On October 22, 2009 the official title of the episode was released, with the official casting call going out on October 27. Additional casting and synopses details becoming available in February 2010. On November 10, 2009, actor Robert Patrick was announced in the role of Col. James Keller.

===Production details===

- The episode reveals that Casey's former sensei, Ty Bennett, was actually working for the Ring when he attempted to recruit Casey, and that Col. Keller was the man responsible for turning Bennett in the first place.
- The revelation that "John Casey" did not come into existence until 1989 appears to conflict some other details of Casey's past, notably his actions against Premier Alejandro Goya. Casey was also seen speaking to his "mother" and calling himself by the name "Johnny Boy" in "Chuck Versus Santa Claus".
- In Chuck's flash of Col. Keller, the data indicates that he received a dishonorable discharge. However, commissioned officers such as Keller (and Casey) cannot be dishonorably discharged and are instead dismissed, typically as part of sentencing from a court-martial.
- The number of the locker that Casey opens to retrieve the pill in the CIA underground facility, 092407, is a reference to the show's premiere date, September 24, 2007

===Flashes===

- Chuck flashes on gymnastics to make it past a trap in the first level of the team's test of the holding facility's security.
- A flash on Keller reveals his connections to the Ring.
- Chuck flashes again to attempt to pass through the same level of the holding facility as before, but fails when he runs into a newly added barrier.
- Chuck defeats Keller's operatives sent to murder Kathleen after flashing on highly advanced martial arts, nunchaku combat, gymnastics, and close-quarters combat, all at once. His ability to master these skills was aided by his use of the Laudanol drug.

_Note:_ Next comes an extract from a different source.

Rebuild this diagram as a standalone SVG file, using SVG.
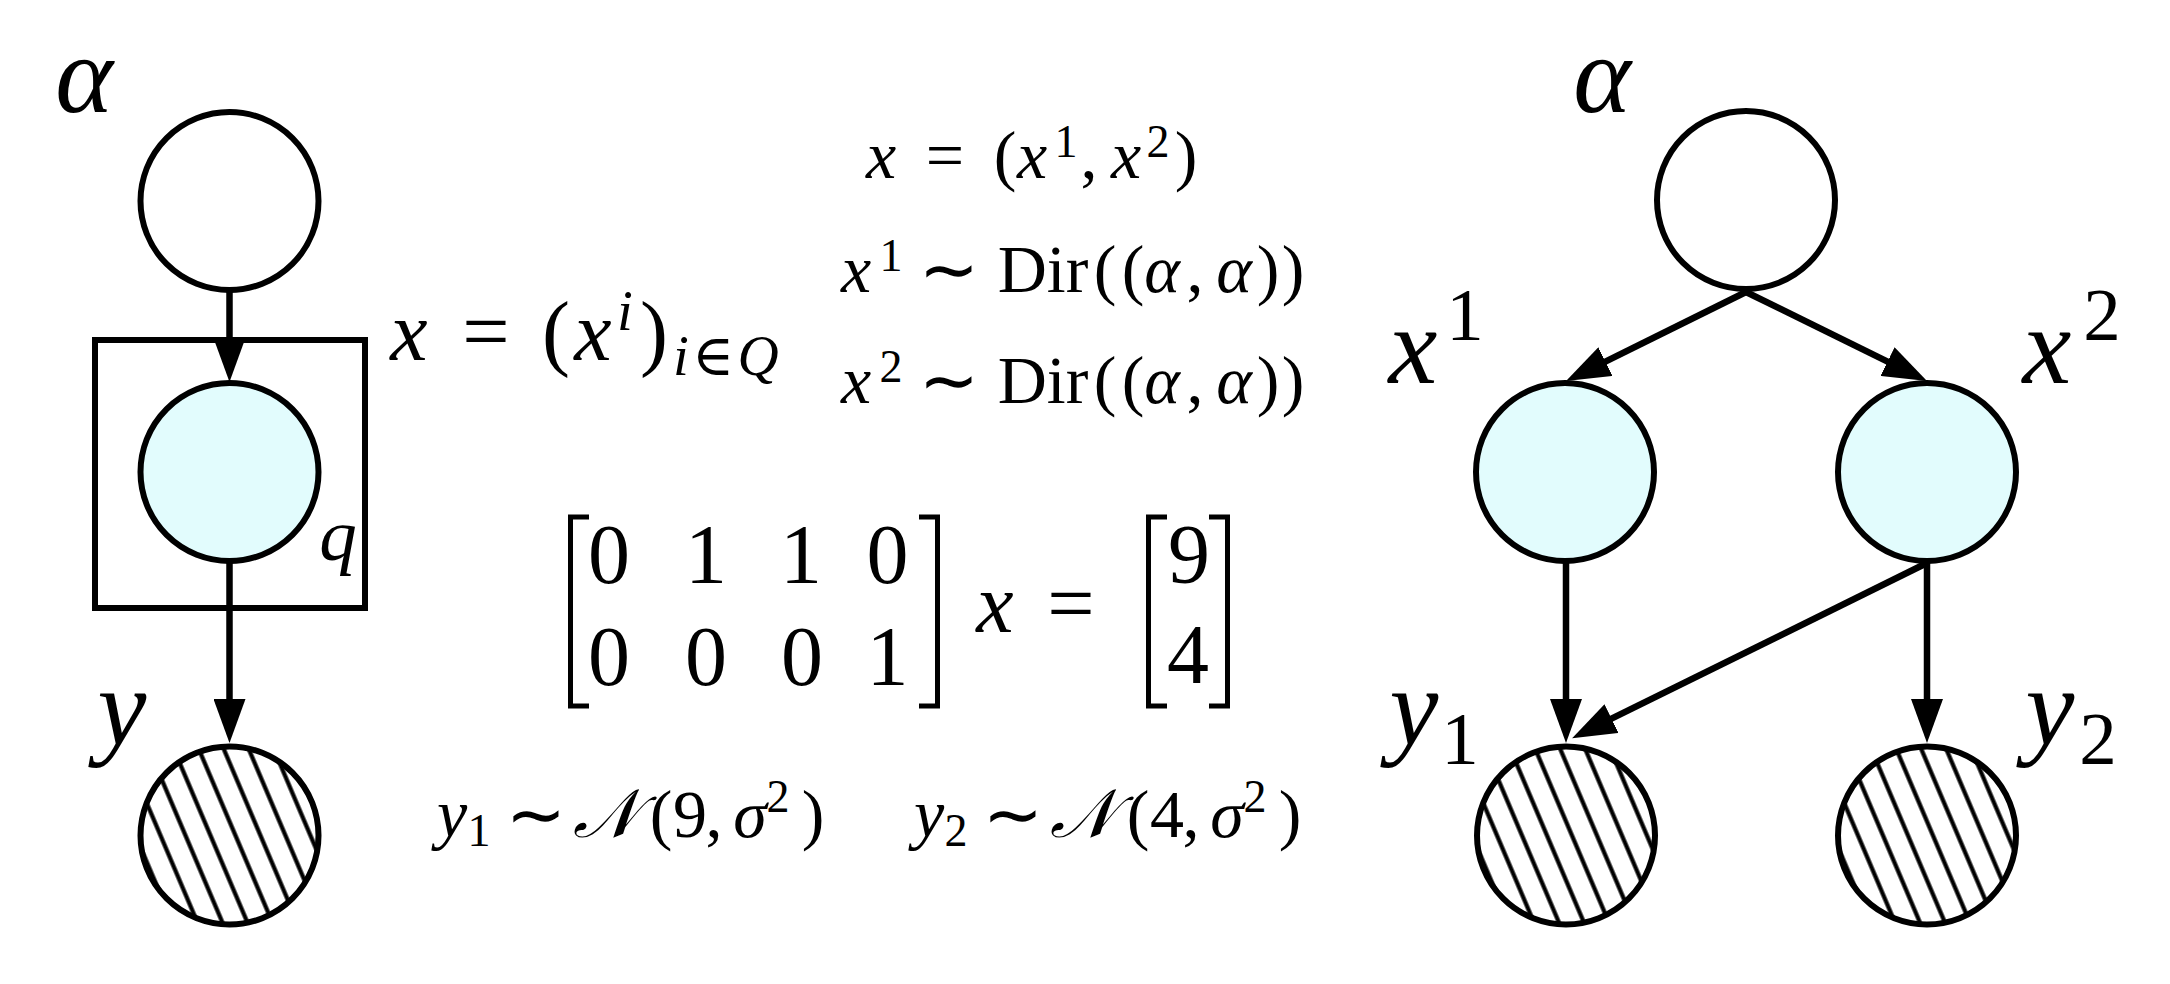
<svg xmlns="http://www.w3.org/2000/svg" width="2170" height="984" viewBox="0 0 2170 984">
<style>
  .nd { stroke:#000; stroke-width:6; }
  .plain { fill:#fff; }
  .obs { fill:#e2fcfd; }
  .hatch { fill:url(#hatch); }
  .edge { stroke:#000; stroke-width:6.5; fill:none; marker-end:url(#ah); }
  .br { stroke:#000; stroke-width:5; fill:none; }
  text { font-family:"Liberation Serif","DejaVu Serif",serif; fill:#000; text-anchor:middle; }
  .it { font-style:italic; }
  .up { font-style:normal; }
  .lab { font-size:110px; }
  .eq { font-size:68px; }
  .eqs { font-size:46px; }
  .big { font-size:84px; }
  .bigs { font-size:57px; }
  .sim { font-family:"DejaVu Sans",sans-serif; font-style:normal; font-size:72px; }
</style>
<defs>
  <pattern id="hatch" patternUnits="userSpaceOnUse" width="23" height="23" patternTransform="rotate(-23)">
    <rect width="23" height="23" fill="#fff"/>
    <line x1="5.5" y1="-1" x2="5.5" y2="24" stroke="#000" stroke-width="4.2"/>
  </pattern>
  <marker id="ah" markerUnits="userSpaceOnUse" viewBox="0 0 44 32" refX="8" refY="16" markerWidth="44" markerHeight="32" orient="auto">
    <path d="M0,0 L44,16 L0,32 z" fill="#000"/>
  </marker>
</defs>

<!-- plate -->
<g id="plate">
  <rect x="95" y="340" width="270" height="268" fill="none" stroke="#000" stroke-width="6"/>
  <text class="it" x="338" y="560" style="font-size:75px">q</text>
</g>

<!-- left graph nodes -->
<g id="alphaL" transform="translate(229.5,201)">
  <circle class="nd plain" r="89"/>
</g>
<g id="xL" transform="translate(229.5,472)">
  <circle class="nd obs" r="89"/>
</g>
<g id="yL" transform="translate(229.5,835.5)">
  <circle class="nd hatch" r="89"/>
</g>

<!-- right graph nodes -->
<g id="alphaR" transform="translate(1746,200)">
  <circle class="nd plain" r="89"/>
</g>
<g id="x1" transform="translate(1565,472)">
  <circle class="nd obs" r="89"/>
</g>
<g id="x2" transform="translate(1927,472)">
  <circle class="nd obs" r="89"/>
</g>
<g id="y1" transform="translate(1566,835.5)">
  <circle class="nd hatch" r="89"/>
</g>
<g id="y2" transform="translate(1927,835.5)">
  <circle class="nd hatch" r="89"/>
</g>

<!-- connectors -->
<g id="connectors">
  <line class="edge" x1="229.5" y1="292" x2="229.5" y2="346"/>
  <line class="edge" x1="229.5" y1="563" x2="229.5" y2="707"/>
  <line class="edge" x1="1746" y1="292" x2="1598.3" y2="365.1"/>
  <line class="edge" x1="1746" y1="292" x2="1894.7" y2="365.1"/>
  <line class="edge" x1="1566" y1="563" x2="1566" y2="707"/>
  <line class="edge" x1="1927" y1="563" x2="1927" y2="707"/>
  <line class="edge" x1="1927" y1="563" x2="1604.4" y2="722.2"/>
</g>

<!-- node labels -->
<g id="labels">
  <text class="it lab" x="84" y="112">α</text>
  <text class="it lab" x="122" y="745">y</text>
  <text class="it lab" x="1602" y="112">α</text>
  <text class="lab"><tspan class="it" x="1413" y="383">x</tspan><tspan class="up" x="1465" y="340" style="font-size:75px">1</tspan></text>
  <text class="lab"><tspan class="it" x="2047" y="383">x</tspan><tspan class="up" x="2102" y="340" style="font-size:75px">2</tspan></text>
  <text class="lab"><tspan class="it" x="1414" y="745">y</tspan><tspan class="up" x="1460" y="764" style="font-size:75px">1</tspan></text>
  <text class="lab"><tspan class="it" x="2050" y="745">y</tspan><tspan class="up" x="2098" y="764" style="font-size:75px">2</tspan></text>
</g>

<!-- x = (x^i)_{i in Q} -->
<g id="eq-plate">
  <text class="big"><tspan class="it" x="409" y="360">x</tspan><tspan class="up" x="486" y="360">=</tspan><tspan class="up" x="556" y="360">(</tspan><tspan class="it" x="593" y="360">x</tspan><tspan class="it bigs" x="625" y="330">i</tspan><tspan class="up" x="654" y="360">)</tspan><tspan class="it bigs" x="681" y="375">i</tspan><tspan class="up bigs" x="713" y="375">∈</tspan><tspan class="it bigs" x="758" y="375">Q</tspan></text>
</g>

<!-- definitions -->
<g id="eq-defs">
  <text class="eq"><tspan class="it" x="881" y="178">x</tspan><tspan class="up" x="945" y="178">=</tspan><tspan class="up" x="1005" y="178">(</tspan><tspan class="it" x="1032" y="178">x</tspan><tspan class="up eqs" x="1066" y="157">1</tspan><tspan class="up" x="1089" y="178">,</tspan><tspan class="it" x="1126" y="178">x</tspan><tspan class="up eqs" x="1158" y="157">2</tspan><tspan class="up" x="1186" y="178">)</tspan></text>
  <text class="eq"><tspan class="it" x="856" y="292">x</tspan><tspan class="up eqs" x="891" y="271">1</tspan><tspan class="sim" x="949" y="294">∼</tspan><tspan class="up" x="1043" y="292">Dir</tspan><tspan class="up" x="1105" y="292">(</tspan><tspan class="up" x="1133" y="292">(</tspan><tspan class="it" x="1162" y="292">α</tspan><tspan class="up" x="1195" y="292">,</tspan><tspan class="it" x="1234" y="292">α</tspan><tspan class="up" x="1268" y="292">)</tspan><tspan class="up" x="1293" y="292">)</tspan></text>
  <text class="eq"><tspan class="it" x="856" y="403">x</tspan><tspan class="up eqs" x="891" y="382">2</tspan><tspan class="sim" x="949" y="405">∼</tspan><tspan class="up" x="1043" y="403">Dir</tspan><tspan class="up" x="1105" y="403">(</tspan><tspan class="up" x="1133" y="403">(</tspan><tspan class="it" x="1162" y="403">α</tspan><tspan class="up" x="1195" y="403">,</tspan><tspan class="it" x="1234" y="403">α</tspan><tspan class="up" x="1268" y="403">)</tspan><tspan class="up" x="1293" y="403">)</tspan></text>
</g>

<!-- matrix equation -->
<g id="eq-matrix">
  <path class="br" d="M589,517 H570.5 V706 H589"/>
  <path class="br" d="M919,517 H937.5 V706 H919"/>
  <path class="br" d="M1167,517 H1148.5 V706 H1167"/>
  <path class="br" d="M1209,517 H1227.5 V706 H1209"/>
  <text class="big up">
    <tspan x="609" y="583">0</tspan><tspan x="706" y="583">1</tspan><tspan x="801" y="583">1</tspan><tspan x="898" y="583">0</tspan>
    <tspan x="609" y="685">0</tspan><tspan x="706" y="685">0</tspan><tspan x="802" y="685">0</tspan><tspan x="898" y="685">1</tspan>
    <tspan x="1189" y="583">9</tspan><tspan x="1188" y="683">4</tspan>
  </text>
  <text class="big"><tspan class="it" x="995" y="632">x</tspan><tspan class="up" x="1071" y="632">=</tspan></text>
</g>

<!-- likelihoods -->
<g id="eq-lik">
  <text class="eq"><tspan class="it" x="452" y="837">y</tspan><tspan class="up eqs" x="479" y="846">1</tspan><tspan class="sim" x="536" y="839">∼</tspan><tspan class="it" x="605" y="837">𝒩</tspan><tspan class="up" x="661" y="837">(</tspan><tspan class="up" x="690" y="837">9</tspan><tspan class="up" x="714" y="837">,</tspan><tspan class="it" x="750" y="837">σ</tspan><tspan class="up eqs" x="778" y="812">2</tspan><tspan class="up" x="813" y="837">)</tspan></text>
  <text class="eq"><tspan class="it" x="929" y="837">y</tspan><tspan class="up eqs" x="956" y="846">2</tspan><tspan class="sim" x="1013" y="839">∼</tspan><tspan class="it" x="1082" y="837">𝒩</tspan><tspan class="up" x="1138" y="837">(</tspan><tspan class="up" x="1167" y="837">4</tspan><tspan class="up" x="1191" y="837">,</tspan><tspan class="it" x="1227" y="837">σ</tspan><tspan class="up eqs" x="1255" y="812">2</tspan><tspan class="up" x="1290" y="837">)</tspan></text>
</g>
</svg>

===References to popular culture===

- Col. Keller's character played by Robert Patrick is very similar to the character he plays in the show The Unit (2006-2009). Patrick plays the role of Colonel Thomas Ryan (call-sign "Dog Patch 06") in where he is the commander of the U.S. Army's Delta Force (1st Special Forces Operational Detachment-Delta).

==Reception==

"Chuck Versus the Tic Tac" was watched by 5.8m total viewers, with a 1.9/6 in the demos. Although notably down, the ratings for all shows on Monday were universally down from the previous week.

The episode was met with nearly universal critical praise. While TVFanatic.com noted the 15-level assault mission as "video game-esque" and "definitely pushing just how cheesy we can forgive the show for being," they lauded the action scenes, comedy, and character development.

Alan Sepinwall found an episode forcing the typically stoic Casey to face a painful moment from his past as a great showcase for both the character and actor Adam Baldwin, and further praising the action scenes as well as the return to the dynamic between the three main characters largely missing from the third season.